WHAT YOU HAVE TO DO: Without the pictures, output the lines of the material from the very first through the one that holds "ax.yaxis.set_label_coords((22 - 123)".

DATA PROVIDED:

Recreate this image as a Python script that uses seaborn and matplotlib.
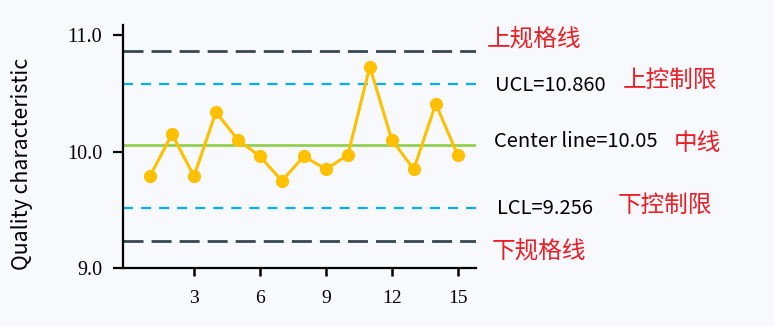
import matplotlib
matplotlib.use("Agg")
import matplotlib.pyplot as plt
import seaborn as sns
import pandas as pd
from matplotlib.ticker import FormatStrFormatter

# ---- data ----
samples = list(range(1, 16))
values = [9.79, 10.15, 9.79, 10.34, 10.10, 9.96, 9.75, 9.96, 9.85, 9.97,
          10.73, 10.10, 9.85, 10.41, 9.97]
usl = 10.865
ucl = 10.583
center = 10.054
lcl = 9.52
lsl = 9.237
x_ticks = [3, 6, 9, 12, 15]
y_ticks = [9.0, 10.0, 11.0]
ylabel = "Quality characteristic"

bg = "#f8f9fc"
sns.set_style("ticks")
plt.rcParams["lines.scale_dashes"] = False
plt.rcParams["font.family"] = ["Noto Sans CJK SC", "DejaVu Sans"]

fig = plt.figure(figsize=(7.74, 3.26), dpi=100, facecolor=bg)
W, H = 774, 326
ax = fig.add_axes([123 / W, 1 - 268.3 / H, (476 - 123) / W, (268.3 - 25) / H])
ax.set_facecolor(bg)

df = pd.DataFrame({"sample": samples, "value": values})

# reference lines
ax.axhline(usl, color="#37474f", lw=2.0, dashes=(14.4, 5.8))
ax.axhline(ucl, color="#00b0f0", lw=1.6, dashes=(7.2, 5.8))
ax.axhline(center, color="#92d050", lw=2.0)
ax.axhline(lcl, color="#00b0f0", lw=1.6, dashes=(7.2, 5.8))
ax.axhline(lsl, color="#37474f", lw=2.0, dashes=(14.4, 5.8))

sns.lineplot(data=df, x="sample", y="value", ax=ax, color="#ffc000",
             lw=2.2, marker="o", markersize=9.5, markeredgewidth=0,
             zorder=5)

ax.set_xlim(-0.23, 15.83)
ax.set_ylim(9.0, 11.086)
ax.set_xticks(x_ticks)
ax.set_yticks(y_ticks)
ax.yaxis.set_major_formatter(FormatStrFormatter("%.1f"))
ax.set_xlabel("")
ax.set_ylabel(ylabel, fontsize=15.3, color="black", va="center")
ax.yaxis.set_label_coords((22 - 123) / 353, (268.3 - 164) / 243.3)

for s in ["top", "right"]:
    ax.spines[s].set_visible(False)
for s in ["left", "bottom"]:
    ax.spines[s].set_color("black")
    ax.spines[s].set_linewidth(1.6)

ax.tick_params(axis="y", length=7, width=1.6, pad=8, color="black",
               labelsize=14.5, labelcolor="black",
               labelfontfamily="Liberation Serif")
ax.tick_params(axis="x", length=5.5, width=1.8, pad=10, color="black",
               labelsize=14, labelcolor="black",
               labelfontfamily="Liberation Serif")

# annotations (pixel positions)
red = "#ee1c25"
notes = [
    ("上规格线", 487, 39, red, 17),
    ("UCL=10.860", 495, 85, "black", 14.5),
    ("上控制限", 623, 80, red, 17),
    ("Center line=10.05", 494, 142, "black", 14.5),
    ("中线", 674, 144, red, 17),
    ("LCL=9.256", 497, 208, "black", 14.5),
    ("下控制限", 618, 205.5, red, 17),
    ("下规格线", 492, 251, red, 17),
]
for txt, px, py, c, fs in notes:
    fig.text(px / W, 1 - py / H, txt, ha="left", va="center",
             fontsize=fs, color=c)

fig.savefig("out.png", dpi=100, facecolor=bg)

RIGHT ANSWER:
Recreate this image as a Python script that uses seaborn and matplotlib.
import matplotlib
matplotlib.use("Agg")
import matplotlib.pyplot as plt
import seaborn as sns
import pandas as pd
from matplotlib.ticker import FormatStrFormatter

# ---- data ----
samples = list(range(1, 16))
values = [9.79, 10.15, 9.79, 10.34, 10.10, 9.96, 9.75, 9.96, 9.85, 9.97,
          10.73, 10.10, 9.85, 10.41, 9.97]
usl = 10.865
ucl = 10.583
center = 10.054
lcl = 9.52
lsl = 9.237
x_ticks = [3, 6, 9, 12, 15]
y_ticks = [9.0, 10.0, 11.0]
ylabel = "Quality characteristic"

bg = "#f8f9fc"
sns.set_style("ticks")
plt.rcParams["lines.scale_dashes"] = False
plt.rcParams["font.family"] = ["Noto Sans CJK SC", "DejaVu Sans"]

fig = plt.figure(figsize=(7.74, 3.26), dpi=100, facecolor=bg)
W, H = 774, 326
ax = fig.add_axes([123 / W, 1 - 268.3 / H, (476 - 123) / W, (268.3 - 25) / H])
ax.set_facecolor(bg)

df = pd.DataFrame({"sample": samples, "value": values})

# reference lines
ax.axhline(usl, color="#37474f", lw=2.0, dashes=(14.4, 5.8))
ax.axhline(ucl, color="#00b0f0", lw=1.6, dashes=(7.2, 5.8))
ax.axhline(center, color="#92d050", lw=2.0)
ax.axhline(lcl, color="#00b0f0", lw=1.6, dashes=(7.2, 5.8))
ax.axhline(lsl, color="#37474f", lw=2.0, dashes=(14.4, 5.8))

sns.lineplot(data=df, x="sample", y="value", ax=ax, color="#ffc000",
             lw=2.2, marker="o", markersize=9.5, markeredgewidth=0,
             zorder=5)

ax.set_xlim(-0.23, 15.83)
ax.set_ylim(9.0, 11.086)
ax.set_xticks(x_ticks)
ax.set_yticks(y_ticks)
ax.yaxis.set_major_formatter(FormatStrFormatter("%.1f"))
ax.set_xlabel("")
ax.set_ylabel(ylabel, fontsize=15.3, color="black", va="center")
ax.yaxis.set_label_coords((22 - 123) / 353, (268.3 - 164) / 243.3)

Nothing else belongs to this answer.